[EXERCISE PROMPT] Please, without the pictures, retype exactly the lines from the start of the material through the line that holds "const colorbarTicks = [0, 5, 10, 15, 20, 25, 30, 35]".

___

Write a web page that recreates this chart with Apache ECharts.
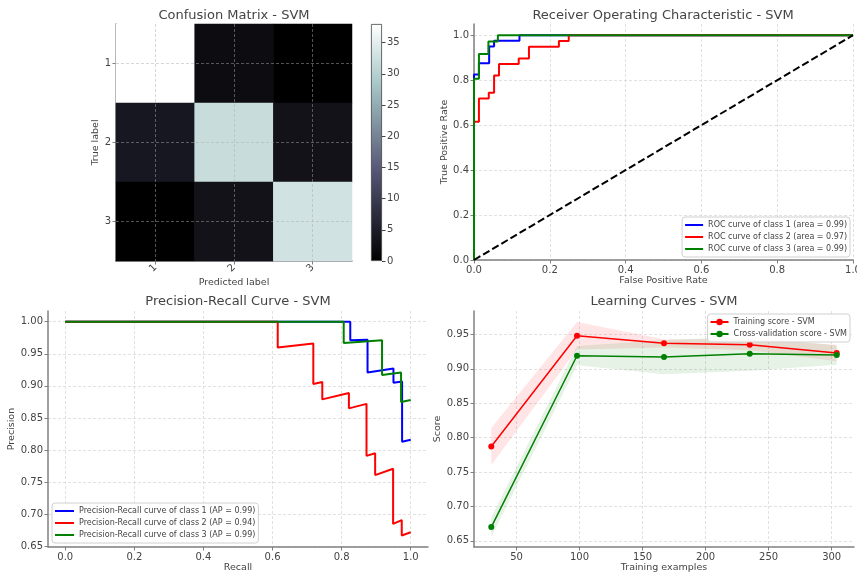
<!DOCTYPE html>
<html>
<head>
<meta charset="utf-8">
<title>SVM evaluation</title>
<script src="https://cdn.jsdelivr.net/npm/echarts@6/dist/echarts.min.js"></script>
<style>
  html, body { margin: 0; padding: 0; background: #fff; }
  #chart { width: 857px; height: 575px; }
</style>
</head>
<body>
<div id="chart"></div>
<script>
// confusion matrix (rows = true label, cols = predicted label)
const classLabels = ['1', '2', '3']
const confusion = [
  [38, 2, 0],
  [4, 32, 3],
  [0, 3, 33]
]
const colorbarMax = 38
const colorbarTicks = [0, 5, 10, 15, 20, 25, 30, 35]

// ROC curves
const rocArea = [0.99, 0.97, 0.99]
const rocFpr1 = [0, 0, 0.013, 0.013, 0.040, 0.040, 0.053, 0.053, 0.120, 0.120, 1]
const rocTpr1 = [0, 0.825, 0.825, 0.875, 0.875, 0.950, 0.950, 0.975, 0.975, 1, 1]
const rocFpr2 = [0, 0, 0.013, 0.013, 0.039, 0.039, 0.053, 0.053, 0.066, 0.066, 0.118, 0.118, 0.145, 0.145, 0.224, 0.224, 0.250, 0.250, 1]
const rocTpr2 = [0, 0.615, 0.615, 0.718, 0.718, 0.744, 0.744, 0.821, 0.821, 0.872, 0.872, 0.897, 0.897, 0.949, 0.949, 0.974, 0.974, 1, 1]
const rocFpr3 = [0, 0, 0.013, 0.013, 0.038, 0.038, 0.063, 0.063, 1]
const rocTpr3 = [0, 0.806, 0.806, 0.917, 0.917, 0.972, 0.972, 1, 1]
const chanceLine = [0, 1]
const rocTicks = [0, 0.2, 0.4, 0.6, 0.8, 1.0]

// precision-recall curves
const prAp = [0.99, 0.94, 0.99]
const prRecall1 = [0, 0.825, 0.825, 0.875, 0.875, 0.950, 0.950, 0.975, 0.975, 1]
const prPrecision1 = [1, 1, 0.971, 0.972, 0.921, 0.927, 0.905, 0.907, 0.813, 0.816]
const prRecall2 = [0, 0.615, 0.615, 0.718, 0.718, 0.744, 0.744, 0.821, 0.821, 0.872, 0.872, 0.897, 0.897, 0.949, 0.949, 0.974, 0.974, 1]
const prPrecision2 = [1, 1, 0.960, 0.966, 0.903, 0.906, 0.879, 0.889, 0.865, 0.872, 0.791, 0.795, 0.761, 0.771, 0.685, 0.691, 0.667, 0.672]
const prRecall3 = [0, 0.806, 0.806, 0.917, 0.917, 0.972, 0.972, 1]
const prPrecision3 = [1, 1, 0.967, 0.971, 0.917, 0.921, 0.875, 0.878]
const prXTicks = [0, 0.2, 0.4, 0.6, 0.8, 1.0]
const prYTicks = [0.65, 0.70, 0.75, 0.80, 0.85, 0.90, 0.95, 1.00]

// learning curves
const trainSizes = [30, 98, 167, 235, 304]
const trainMean = [0.787, 0.948, 0.937, 0.935, 0.923]
const trainStd = [0.027, 0.020, 0.006, 0.008, 0.012]
const cvMean = [0.670, 0.919, 0.917, 0.922, 0.920]
const cvStd = [0.014, 0.014, 0.025, 0.025, 0.014]
const lcXTicks = [50, 100, 150, 200, 250, 300]
const lcYTicks = [0.65, 0.70, 0.75, 0.80, 0.85, 0.90, 0.95]

const TEXT = '#444'
const SPINE = '#808080'
const classColors = ['#0000ff', '#ff0000', '#008000']

// matplotlib "bone" colormap
function bone(t) {
  const r = t < 0.746032 ? 0.652778 * t / 0.746032 : 0.652778 + (t - 0.746032) * 0.347222 / 0.253968
  const g = t < 0.365079 ? 0.319444 * t / 0.365079
    : t < 0.746032 ? 0.319444 + (t - 0.365079) * 0.458334 / 0.380953
      : 0.777778 + (t - 0.746032) * 0.222222 / 0.253968
  const b = t < 0.365079 ? 0.444444 * t / 0.365079 : 0.444444 + (t - 0.365079) * 0.555556 / 0.634921
  return 'rgb(' + [r, g, b].map(c => Math.round(c * 255)).join(',') + ')'
}
const boneStops = []
for (let i = 0; i <= 40; i++) boneStops.push(bone(i / 40))

const pairs = (xs, ys) => xs.map((x, i) => [x, ys[i]])

function valueAxis(gridIndex, min, max, ticks, digits, name, nameGap) {
  return {
    type: 'value',
    gridIndex,
    min,
    max,
    name,
    nameLocation: 'middle',
    nameGap,
    nameTextStyle: { color: TEXT, fontSize: 9.5 },
    axisLine: { show: true, onZero: false, lineStyle: { color: SPINE, width: 1.5 } },
    axisTick: { show: true, length: 3.5, customValues: ticks, lineStyle: { color: SPINE } },
    axisLabel: { customValues: ticks, color: TEXT, fontSize: 10, margin: 5, formatter: v => v.toFixed(digits) },
    splitLine: { show: true, lineStyle: { color: '#d9d9d9', type: [3, 2], width: 0.8 } }
  }
}

const legendBase = {
  orient: 'vertical',
  itemHeight: 8,
  itemGap: 4,
  padding: [4, 3, 4, 2],
  borderColor: '#d0d0d0',
  borderWidth: 1,
  borderRadius: 3,
  backgroundColor: 'rgba(255,255,255,0.85)',
  selectedMode: false,
  textStyle: { fontSize: 8, color: TEXT }
}

const rocNames = classLabels.map((c, i) => 'ROC curve of class ' + c + ' (area = ' + rocArea[i].toFixed(2) + ')')
const prNames = classLabels.map((c, i) => 'Precision-Recall curve of class ' + c + ' (AP = ' + prAp[i].toFixed(2) + ')')
const lcNames = ['Training score - SVM', 'Cross-validation score - SVM']
const rocData = [pairs(rocFpr1, rocTpr1), pairs(rocFpr2, rocTpr2), pairs(rocFpr3, rocTpr3)]
const prData = [pairs(prRecall1, prPrecision1), pairs(prRecall2, prPrecision2), pairs(prRecall3, prPrecision3)]

const heatData = []
confusion.forEach((row, r) => row.forEach((v, c) => heatData.push([c, r, v])))

const chart = echarts.init(document.getElementById('chart'))

const series = [
  {
    type: 'heatmap',
    xAxisIndex: 0,
    yAxisIndex: 0,
    data: heatData,
    itemStyle: { borderWidth: 0 },
    markLine: {
      silent: true,
      symbol: ['none', 'none'],
      label: { show: false },
      lineStyle: { color: 'rgba(170,170,170,0.6)', type: [3, 2], width: 0.8 },
      data: classLabels.map(c => ({ xAxis: c })).concat(classLabels.map(c => ({ yAxis: c })))
    }
  },
  {
    type: 'bar',
    xAxisIndex: 1,
    yAxisIndex: 1,
    data: [colorbarMax],
    barWidth: '100%',
    silent: true,
    itemStyle: {
      borderColor: '#444',
      borderWidth: 0.8,
      color: new echarts.graphic.LinearGradient(0, 1, 0, 0,
        boneStops.map((c, i) => ({ offset: i / (boneStops.length - 1), color: c })))
    }
  }
]

rocData.forEach((d, i) => series.push({
  name: rocNames[i], type: 'line', xAxisIndex: 2, yAxisIndex: 2, data: d,
  symbol: 'none', color: classColors[i], lineStyle: { width: 2 }
}))
series.push({
  type: 'line', xAxisIndex: 2, yAxisIndex: 2, data: pairs(chanceLine, chanceLine),
  symbol: 'none', color: '#000', lineStyle: { width: 2, type: [7.4, 3.2] }
})

prData.forEach((d, i) => series.push({
  name: prNames[i], type: 'line', xAxisIndex: 3, yAxisIndex: 3, data: d,
  symbol: 'none', color: classColors[i], lineStyle: { width: 2 }
}))

// mean ± std band, drawn as one polygon through the axis scales
function band(mean, std, fill) {
  const rows = trainSizes.map((x, i) => [x, mean[i] - std[i], mean[i] + std[i]])
  return {
    type: 'custom', xAxisIndex: 4, yAxisIndex: 4, silent: true,
    data: rows,
    encode: { x: 0, y: [1, 2] },
    renderItem: function (params, api) {
      if (params.dataIndex !== 0) return
      const pts = []
      rows.forEach(r => pts.push(api.coord([r[0], r[2]])))
      rows.slice().reverse().forEach(r => pts.push(api.coord([r[0], r[1]])))
      return { type: 'polygon', shape: { points: pts }, style: { fill } }
    }
  }
}
series.push(band(trainMean, trainStd, 'rgba(255,0,0,0.1)'))
series.push(band(cvMean, cvStd, 'rgba(0,128,0,0.1)'))
series.push({
  name: lcNames[0], type: 'line', xAxisIndex: 4, yAxisIndex: 4, data: pairs(trainSizes, trainMean),
  symbol: 'circle', symbolSize: 6, color: '#ff0000', lineStyle: { width: 1.5 }
})
series.push({
  name: lcNames[1], type: 'line', xAxisIndex: 4, yAxisIndex: 4, data: pairs(trainSizes, cvMean),
  symbol: 'circle', symbolSize: 6, color: '#008000', lineStyle: { width: 1.5 }
})

const titleStyle = { color: TEXT, fontSize: 13, fontWeight: 'normal' }
const titleAt = (text, left, top) => ({ text, left, top, textAlign: 'center', textVerticalAlign: 'top', padding: 0, textStyle: titleStyle })
const gridAt = (left, top, width, height) => ({ left, top, width, height, outerBoundsMode: 'none', containLabel: false })

const option = {
  animation: false,
  textStyle: { fontFamily: 'DejaVu Sans' },
  title: [
    titleAt('Confusion Matrix - SVM', 234, 9),
    titleAt('Receiver Operating Characteristic - SVM', 663, 9),
    titleAt('Precision-Recall Curve - SVM', 238, 295),
    titleAt('Learning Curves - SVM', 664, 295)
  ],
  legend: [
    Object.assign({}, legendBase, { data: rocNames, right: 7, top: 217, itemWidth: 18, itemStyle: { opacity: 0 } }),
    Object.assign({}, legendBase, { data: prNames, left: 52, top: 503, itemWidth: 19, itemStyle: { opacity: 0 } }),
    Object.assign({}, legendBase, { data: lcNames, right: 7, top: 314, itemWidth: 18 })
  ],
  visualMap: {
    type: 'continuous',
    show: false,
    seriesIndex: 0,
    min: 0,
    max: colorbarMax,
    inRange: { color: boneStops }
  },
  grid: [
    gridAt(116, 24, 236, 237),
    gridAt(371, 24, 11, 237),
    gridAt(474, 24, 379, 236),
    gridAt(48, 311, 380, 236),
    gridAt(474, 311, 380, 236)
  ],
  xAxis: [
    {
      type: 'category', gridIndex: 0, data: classLabels,
      name: 'Predicted label', nameLocation: 'middle', nameGap: 16,
      nameTextStyle: { color: TEXT, fontSize: 9.5 },
      axisLine: { show: true, lineStyle: { color: SPINE, width: 1.5 } },
      axisTick: { show: true, alignWithLabel: true, length: 3.5, lineStyle: { color: SPINE } },
      axisLabel: { rotate: 45, color: TEXT, fontSize: 10, margin: 5 },
      splitLine: { show: false }
    },
    { type: 'category', gridIndex: 1, data: ['bar'], show: false },
    valueAxis(2, 0, 1, rocTicks, 1, 'False Positive Rate', 15),
    valueAxis(3, -0.05, 1.05, prXTicks, 1, 'Recall', 14.5),
    valueAxis(4, 16.3, 317.7, lcXTicks, 0, 'Training examples', 14.5)
  ],
  yAxis: [
    {
      type: 'category', gridIndex: 0, data: classLabels, inverse: true,
      name: 'True label', nameLocation: 'middle', nameGap: 8,
      nameTextStyle: { color: TEXT, fontSize: 9.5 },
      axisLine: { show: true, lineStyle: { color: SPINE, width: 1.5 } },
      axisTick: { show: true, alignWithLabel: true, length: 3.5, lineStyle: { color: SPINE } },
      axisLabel: { color: TEXT, fontSize: 10, margin: 5 },
      splitLine: { show: false }
    },
    {
      type: 'value', gridIndex: 1, min: 0, max: colorbarMax, position: 'right',
      axisLine: { show: false },
      axisTick: { show: true, length: 3.5, customValues: colorbarTicks, lineStyle: { color: '#444' } },
      axisLabel: { customValues: colorbarTicks, color: TEXT, fontSize: 10, margin: 5 },
      splitLine: { show: false }
    },
    valueAxis(2, 0, 1.05, rocTicks, 1, 'True Positive Rate', 21),
    valueAxis(3, 0.649, 1.0167, prYTicks, 2, 'Precision', 25),
    valueAxis(4, 0.641, 0.984, lcYTicks, 2, 'Score', 24)
  ],
  series
}

chart.setOption(option)
window.addEventListener('resize', function () {
  chart.resize()
})
</script>
</body>
</html>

___

[FULL ANSWER]
Write a web page that recreates this chart with Apache ECharts.
<!DOCTYPE html>
<html>
<head>
<meta charset="utf-8">
<title>SVM evaluation</title>
<script src="https://cdn.jsdelivr.net/npm/echarts@6/dist/echarts.min.js"></script>
<style>
  html, body { margin: 0; padding: 0; background: #fff; }
  #chart { width: 857px; height: 575px; }
</style>
</head>
<body>
<div id="chart"></div>
<script>
// confusion matrix (rows = true label, cols = predicted label)
const classLabels = ['1', '2', '3']
const confusion = [
  [38, 2, 0],
  [4, 32, 3],
  [0, 3, 33]
]
const colorbarMax = 38
const colorbarTicks = [0, 5, 10, 15, 20, 25, 30, 35]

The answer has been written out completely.